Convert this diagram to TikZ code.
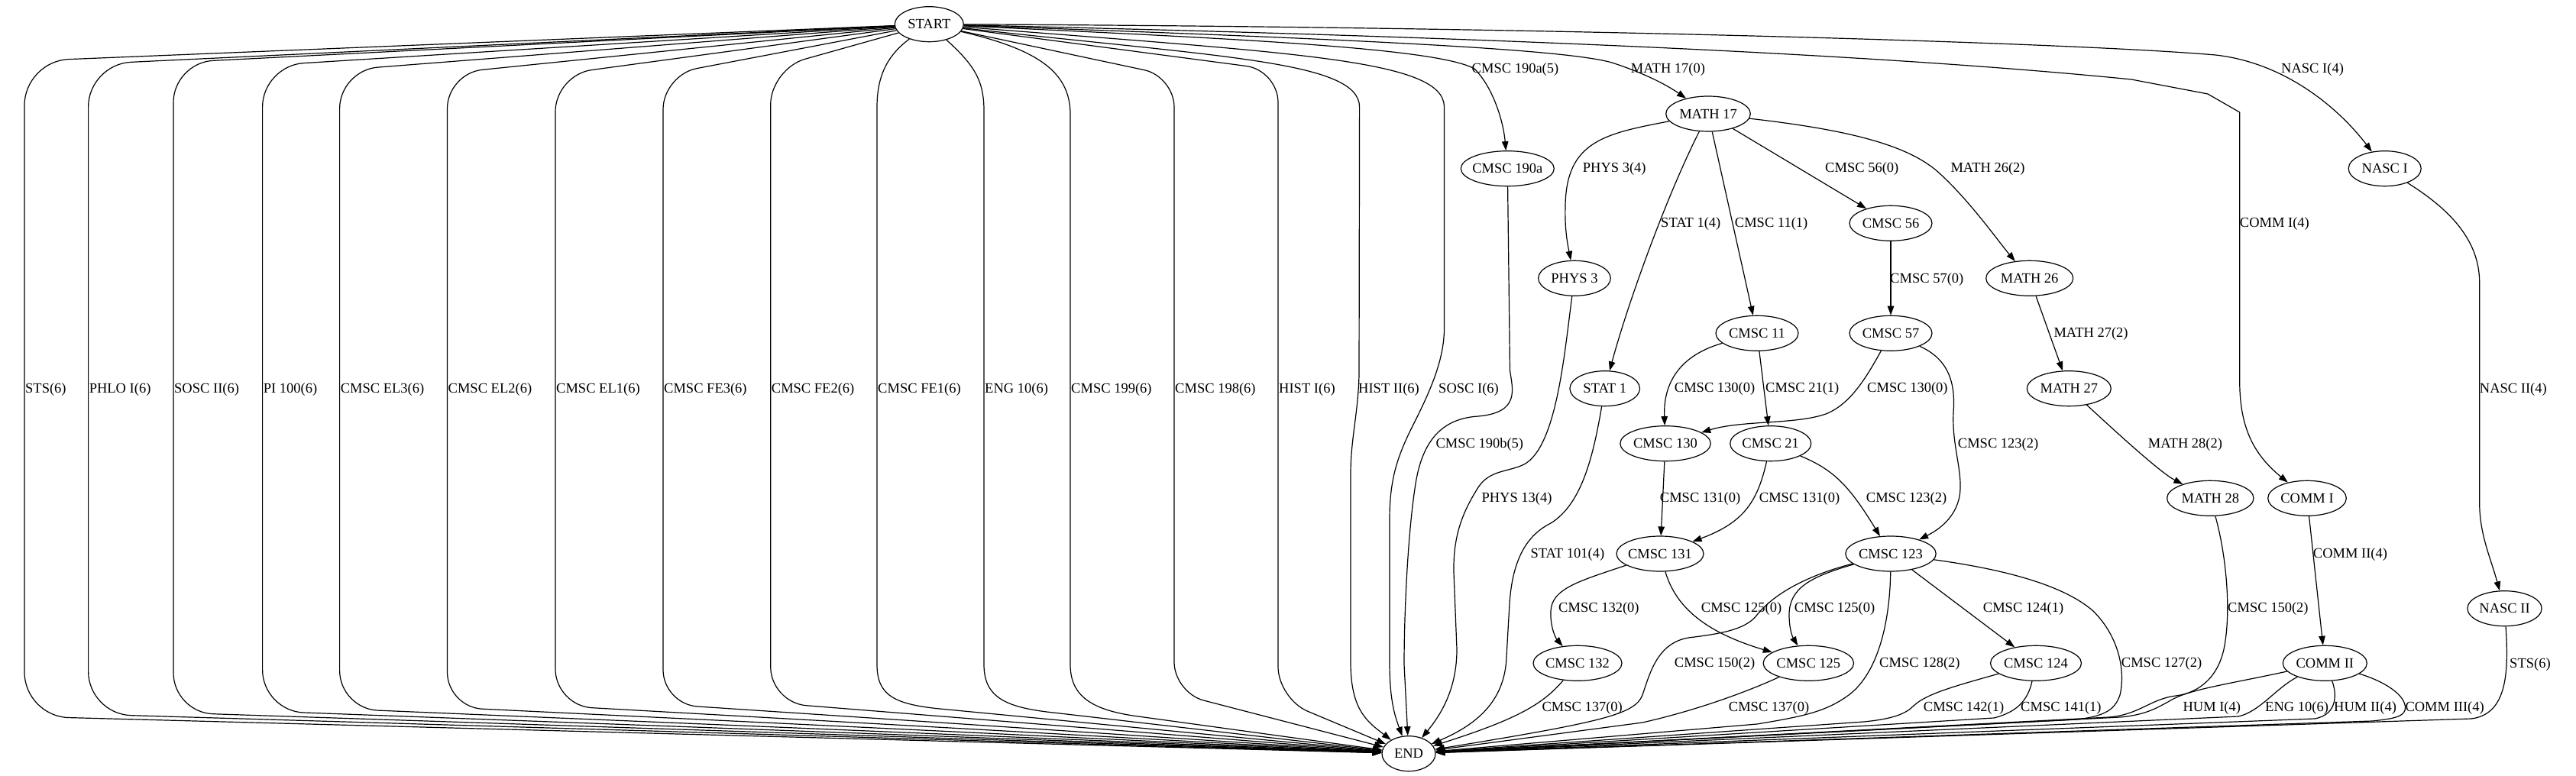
\documentclass[tikz,border=0pt]{standalone}
\usepackage{fontspec}
\setmainfont{Liberation Serif}
\usetikzlibrary{arrows.meta,shapes.geometric}
\newcommand\gnode[4]{\node[nd, minimum width=#3pt] (#1) at (#2) {\makebox[0pt]{#4}};}
\newcommand\glab[3]{\node[elab] (#1) at (#2) {#3};}
\newcommand\thru[6]{%
  \draw[conn, rounded corners=#5pt] (START) -- (#2,#3) -- (#2,#4) -- (END);
  \node[elab] (#1) at (#2+1,510) {#6};}
\begin{document}
\begin{tikzpicture}[x=1pt,y=-1pt,
  every node/.style={font=\fontsize{18.5pt}{22pt}\selectfont},
  nd/.style={ellipse, draw, line width=1.2pt, inner sep=0pt, minimum height=46pt},
  conn/.style={draw, line width=1.2pt, -{Triangle[length=12pt,width=8.5pt]}},
  elab/.style={inner sep=0pt, anchor=west}]
\useasboundingbox (0,0) rectangle (3372,1016);

% nodes
\gnode{START}{1216.3,31.7}{90}{START}
\gnode{END}{1844,986.7}{70}{END}
\gnode{c190a}{1973.3,220.7}{122}{CMSC 190a}
\gnode{m17}{2236,149}{110.6}{MATH 17}
\gnode{nascI}{3121.7,220.7}{95}{NASC I}
\gnode{phys3}{2061,364.3}{94.6}{PHYS 3}
\gnode{c56}{2475,292.3}{108}{CMSC 56}
\gnode{m26}{2656.7,364.3}{114}{MATH 26}
\gnode{c11}{2300,436.3}{108}{CMSC 11}
\gnode{c57}{2475,436.3}{108}{CMSC 57}
\gnode{stat1}{2100.7,508.7}{91.6}{STAT 1}
\gnode{m27}{2708.3,508.7}{110}{MATH 27}
\gnode{c130}{2180,580.7}{118.4}{CMSC 130}
\gnode{c21}{2317.7,580.7}{106}{CMSC 21}
\gnode{m28}{2893.3,652.3}{113.4}{MATH 28}
\gnode{commI}{3020,652.3}{102.6}{COMM I}
\gnode{c131}{2173,725}{114}{CMSC 131}
\gnode{c123}{2475,725}{118.4}{CMSC 123}
\gnode{nascII}{3278.5,796.7}{97.2}{NASC II}
\gnode{c132}{2065,868.3}{116}{CMSC 132}
\gnode{c125}{2367.3,868.3}{118.4}{CMSC 125}
\gnode{c124}{2665,868.3}{119}{CMSC 124}
\gnode{commII}{3043.3,868.3}{110}{COMM II}

% START -> END direct edges (left side)
\thru{t1}{32}{80}{938}{58}{STS(6)}
\thru{t2}{115.6}{84}{935}{56}{PHLO I(6)}
\thru{t3}{227}{82}{933}{52}{SOSC II(6)}
\thru{t4}{343.6}{86}{931}{54}{PI 100(6)}
\thru{t5}{444.6}{92}{928}{50}{CMSC EL3(6)}
\thru{t6}{585.5}{96}{926}{46}{CMSC EL2(6)}
\thru{t7}{727}{98}{924}{48}{CMSC EL1(6)}
\thru{t8}{868}{98}{922}{45}{CMSC FE3(6)}
\thru{t9}{1008.7}{90}{920}{47}{CMSC FE2(6)}

% START -> END direct edges (near and right side)
\draw[conn] (START) .. controls (1165,70) and (1148,95) .. (1148,140) -- (1148,870)
  .. controls (1148,910) and (1170,922) .. (1230,928) -- (END);
\glab{t10}{1149,510}{CMSC FE1(6)}
\draw[conn] (START) .. controls (1275,85) and (1288,105) .. (1288,145) -- (1288,870)
  .. controls (1288,912) and (1315,925) .. (1370,932) -- (END);
\glab{t11}{1289,510}{ENG 10(6)}
\draw[conn] (START) .. controls (1360,65) and (1401,95) .. (1401,150) -- (1401,870)
  .. controls (1401,912) and (1430,930) .. (1490,938) -- (END);
\glab{t12}{1402,510}{CMSC 199(6)}
\draw[conn, rounded corners=40pt] (START) -- (1537,100) -- (1537,907) -- (END);
\glab{t13}{1538,510}{CMSC 198(6)}
\draw[conn, rounded corners=42pt] (START) -- (1673,92) -- (1673,915) -- (END);
\glab{t14}{1674,510}{HIST I(6)}
\draw[conn] (START) .. controls (1600,75) and (1779,80) .. (1779.6,140) -- (1779,490)
  .. controls (1778,540) and (1768,575) .. (1768,620) -- (1768,867)
  .. controls (1768,930) and (1790,945) .. (END);
\glab{t15}{1778,510}{HIST II(6)}
\draw[conn] (START) .. controls (1700,70) and (1890,78) .. (1890.5,140) -- (1890.5,430)
  .. controls (1890.5,475) and (1868,520) .. (1848,560)
  .. controls (1828,600) and (1819,630) .. (1819,680) -- (1819,867)
  .. controls (1819,915) and (1825,935) .. (END);
\glab{t16}{1883,510}{SOSC I(6)}

% START -> others
\draw[conn] (START) .. controls (1600,50) and (1880,62) .. (1930,90)
  .. controls (1955,115) and (1968,160) .. (c190a);
\glab{e1}{1926.5,90.7}{CMSC 190a(5)}
\draw[conn] (START) .. controls (1800,52) and (2050,65) .. (2110,82)
  .. controls (2150,95) and (2180,110) .. (m17);
\glab{e2}{2134.7,90.7}{MATH 17(0)}
\draw[conn] (START) .. controls (1800,45) and (2400,65) .. (2790,104) -- (2890,123)
  -- (2931.7,147) -- (2931.7,500) .. controls (2932,560) and (2950,595) .. (commI);
\glab{e3}{2931.7,293.3}{COMM I(4)}
\draw[conn] (START) .. controls (2000,35) and (2700,55) .. (2900,72)
  .. controls (2990,82) and (3060,140) .. (nascI);
\glab{e4}{2986,90.7}{NASC I(4)}

% CMSC 190a -> END
\draw[conn] (c190a) -- (1976.5,485) .. controls (1980,510) and (1990,540) .. (1935,545)
  .. controls (1885,548) and (1860,580) .. (1852,640)
  .. controls (1843,700) and (1838,800) .. (1838,870) -- (END);
\glab{e5}{1879.3,581.7}{CMSC 190b(5)}

% MATH 17 out
\draw[conn] (m17) .. controls (2100,175) and (2050,185) .. (2049,270)
  .. controls (2048,300) and (2052,320) .. (phys3);
\glab{e6}{2071.7,220.7}{PHYS 3(4)}
\draw[conn] (m17) .. controls (2180,260) and (2130,400) .. (stat1);
\glab{e7}{2174,293.3}{STAT 1(4)}
\draw[conn] (m17) -- (c11);
\glab{e8}{2270.7,293.3}{CMSC 11(1)}
\draw[conn] (m17) -- (c56);
\glab{e9}{2389,221}{CMSC 56(0)}
\draw[conn] (m17) .. controls (2420,170) and (2500,190) .. (2540,228)
  .. controls (2580,265) and (2615,315) .. (m26);
\glab{e10}{2553.3,221}{MATH 26(2)}

% PHYS 3 -> END
\draw[conn] (phys3) .. controls (2048,460) and (2038,585) .. (1995,608)
  .. controls (1975,618) and (1950,615) .. (1935,638)
  .. controls (1915,670) and (1902,700) .. (1903,750) -- (1907,850)
  .. controls (1907,890) and (1895,925) .. (END);
\glab{e11}{1939.3,653.3}{PHYS 13(4)}

% STAT 1 -> END
\draw[conn] (stat1) .. controls (2085,600) and (2070,660) .. (2030,685)
  .. controls (2000,700) and (1980,730) .. (1976,790) -- (1972,860)
  .. controls (1970,920) and (1930,950) .. (END);
\glab{e12}{2003.3,725.7}{STAT 101(4)}

% CMSC 11 out
\draw[conn] (c11) .. controls (2200,465) and (2177,500) .. (c130);
\glab{e13}{2191.7,509}{CMSC 130(0)}
\draw[conn] (c11) -- (c21);
\glab{e14}{2311,509}{CMSC 21(1)}

% CMSC 56 -> 57
\draw[conn] (c56) -- (c57);
\glab{e15}{2474,365.7}{CMSC 57(0)}

% CMSC 57 out
\draw[conn] (c57) .. controls (2440,500) and (2420,530) .. (2390,542)
  .. controls (2350,556) and (2280,550) .. (c130);
\glab{e16}{2444,509.3}{CMSC 130(0)}
\draw[conn] (c57) .. controls (2550,470) and (2560,500) .. (2557,540)
  .. controls (2555,580) and (2567,610) .. (2566,640)
  .. controls (2565,670) and (2545,690) .. (c123);
\glab{e17}{2562.7,581.7}{CMSC 123(2)}

% MATH chain
\draw[conn] (m26) -- (m27);
\glab{e18}{2688.3,436.7}{MATH 27(2)}
\draw[conn] (m27) .. controls (2780,575) and (2830,620) .. (m28);
\glab{e19}{2811.7,581.7}{MATH 28(2)}
\draw[conn] (m28) .. controls (2915,730) and (2920,800) .. (2912,845)
  .. controls (2905,885) and (2880,907) .. (2848,911)
  .. controls (2815,915) and (2800,936) .. (2760,939) -- (END);
\glab{e20}{2916,797.3}{CMSC 150(2)}

% NASC chain
\draw[conn] (nascI) .. controls (3200,270) and (3245.7,310) .. (3245.7,370) -- (3245.7,660)
  .. controls (3246,700) and (3260,730) .. (nascII);
\glab{e21}{3245.7,510}{NASC II(4)}
\draw[conn] (nascII) .. controls (3284,880) and (3282,935) .. (3235,941) -- (END);
\glab{e22}{3285,870}{STS(6)}

% COMM chain
\draw[conn] (commI) -- (commII);
\glab{e23}{3027.7,725.7}{COMM II(4)}
\draw[conn] (commII) .. controls (2920,895) and (2870,902) .. (2845,915)
  .. controls (2825,926) and (2810,936) .. (2775,939) -- (END);
\glab{e24}{2857.3,927.3}{HUM I(4)}
\draw[conn] (commII) .. controls (2980,900) and (2958,932) .. (2930,938) -- (END);
\glab{e25}{2965,927.3}{ENG 10(6)}
\draw[conn] (commII) .. controls (3058,905) and (3062,935) .. (3030,941) -- (END);
\glab{e26}{3055,927.3}{HUM II(4)}
\draw[conn] (commII) .. controls (3130,895) and (3152,915) .. (3148,930)
  .. controls (3145,938) and (3135,941) .. (3105,944) -- (END);
\glab{e27}{3148.3,927.3}{COMM III(4)}

% CMSC 130 / 21 -> 131 / 123
\draw[conn] (c130) -- (c131);
\glab{e28}{2172.7,653.3}{CMSC 131(0)}
\draw[conn] (c21) .. controls (2300,660) and (2280,685) .. (c131);
\glab{e29}{2302.7,653.3}{CMSC 131(0)}
\draw[conn] (c21) .. controls (2400,615) and (2420,635) .. (c123);
\glab{e30}{2442.7,653.3}{CMSC 123(2)}

% CMSC 131 out
\draw[conn] (c131) .. controls (2070,760) and (2031,770) .. (2030,800)
  .. controls (2029,820) and (2036,835) .. (c132);
\glab{e31}{2040,796.7}{CMSC 132(0)}
\draw[conn] (c131) .. controls (2195,800) and (2240,830) .. (c125);
\glab{e32}{2226.7,797.3}{CMSC 125(0)}

% CMSC 123 out
\draw[conn] (c123) .. controls (2370,755) and (2342,770) .. (2342,805)
  .. controls (2342,825) and (2347,835) .. (c125);
\glab{e33}{2348.7,797.3}{CMSC 125(0)}
\draw[conn] (c123) -- (c124);
\glab{e34}{2595.7,797.3}{CMSC 124(1)}
\draw[conn] (c123) .. controls (2360,755) and (2320,780) .. (2300,805)
  .. controls (2285,825) and (2250,830) .. (2210,835)
  .. controls (2170,842) and (2160,880) .. (2150,910)
  .. controls (2140,935) and (2100,945) .. (END);
\glab{e35}{2191.7,869}{CMSC 150(2)}
\draw[conn] (c123) .. controls (2474,810) and (2460,880) .. (2420,910)
  .. controls (2390,932) and (2360,938) .. (2300,948) -- (END);
\glab{e36}{2460,869}{CMSC 128(2)}
\draw[conn] (c123) .. controls (2620,745) and (2700,765) .. (2740,800)
  .. controls (2775,835) and (2782,880) .. (2775,910)
  .. controls (2768,930) and (2755,937) .. (2720,942) -- (END);
\glab{e37}{2776.7,869}{CMSC 127(2)}

% bottom row -> END
\draw[conn] (c132) .. controls (2020,922) and (1985,942) .. (END);
\glab{e38}{2018.3,926.7}{CMSC 137(0)}
\draw[conn] (c125) .. controls (2300,900) and (2230,928) .. (2150,946) -- (END);
\glab{e39}{2262.7,927.3}{CMSC 137(0)}
\draw[conn] (c124) .. controls (2560,898) and (2522,908) .. (2505,924)
  .. controls (2495,934) and (2480,941) .. (2440,945) -- (END);
\glab{e40}{2517.7,927.3}{CMSC 142(1)}
\draw[conn] (c124) .. controls (2655,915) and (2642,932) .. (2610,940) -- (END);
\glab{e41}{2645,927.3}{CMSC 141(1)}
\end{tikzpicture}
\end{document}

------------------------------------------------------------

WORK TO DO:
Write out, word for word, the lines from the start of the data through the one holding "(0,0) rectangle (3372,1016);". Omit pictures.

FULL RESPONSE:
Convert this diagram to TikZ code.
\documentclass[tikz,border=0pt]{standalone}
\usepackage{fontspec}
\setmainfont{Liberation Serif}
\usetikzlibrary{arrows.meta,shapes.geometric}
\newcommand\gnode[4]{\node[nd, minimum width=#3pt] (#1) at (#2) {\makebox[0pt]{#4}};}
\newcommand\glab[3]{\node[elab] (#1) at (#2) {#3};}
\newcommand\thru[6]{%
  \draw[conn, rounded corners=#5pt] (START) -- (#2,#3) -- (#2,#4) -- (END);
  \node[elab] (#1) at (#2+1,510) {#6};}
\begin{document}
\begin{tikzpicture}[x=1pt,y=-1pt,
  every node/.style={font=\fontsize{18.5pt}{22pt}\selectfont},
  nd/.style={ellipse, draw, line width=1.2pt, inner sep=0pt, minimum height=46pt},
  conn/.style={draw, line width=1.2pt, -{Triangle[length=12pt,width=8.5pt]}},
  elab/.style={inner sep=0pt, anchor=west}]
\useasboundingbox (0,0) rectangle (3372,1016);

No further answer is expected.